Reports reaching Nigeria reveals that the Central Bank of Nigeria (CBN) has increased the limit that banks can sell to Bureaus De Change (BDCs) from $30,000 to $50,000.
The CBN a fortnight ago reintroduced sale of forex to the BDCs via funds from foreign remittances after banishing them from the interbank market in January.
While addressing journalists at the Bankers’ Committee meeting in Abuja Tuesday, the Managing Director of UBA Mr. Kennedy Uzoka explained that the decision to increase the amount that banks can sell to BDCs “was taken to drive down the price and ensure that people get enough to pay school fees as schools are about to open and grieving that people who will be traveling at this period will require Basic Travel Allowance (BTA) and PTA.”

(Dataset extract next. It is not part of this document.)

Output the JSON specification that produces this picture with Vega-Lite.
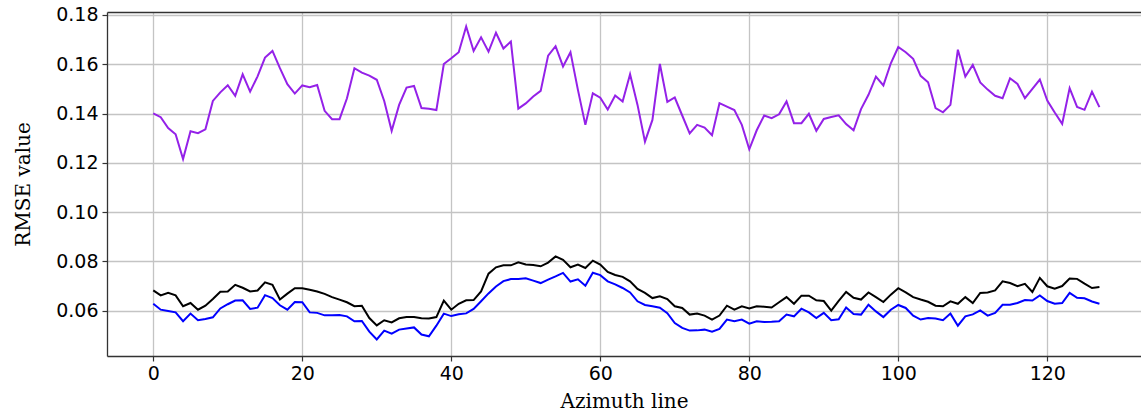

According to an article in The Nation, Members of the bankers’ committee urged BDCs to approach banks and apply for foreign exchange. The recent decision to readmit BDCs is expected to reduce the rate disparity between the interbank market and the parallel market. However, this has not had the desired effect as demand continues to far outweigh supply.
The CBN has been running from pillar to post to salvage a foreign exchange crisis that was created by a cocktail of bad monetary policies taken since the Buhari administration came into power.
Analysts see this as a positive move but are skeptical that it will improve the forex situation. They also opine that the CBN’s recent directive against International Money Transfer Operators to stop operations in the country without license is also likely to affect supply of forex in the interbank market.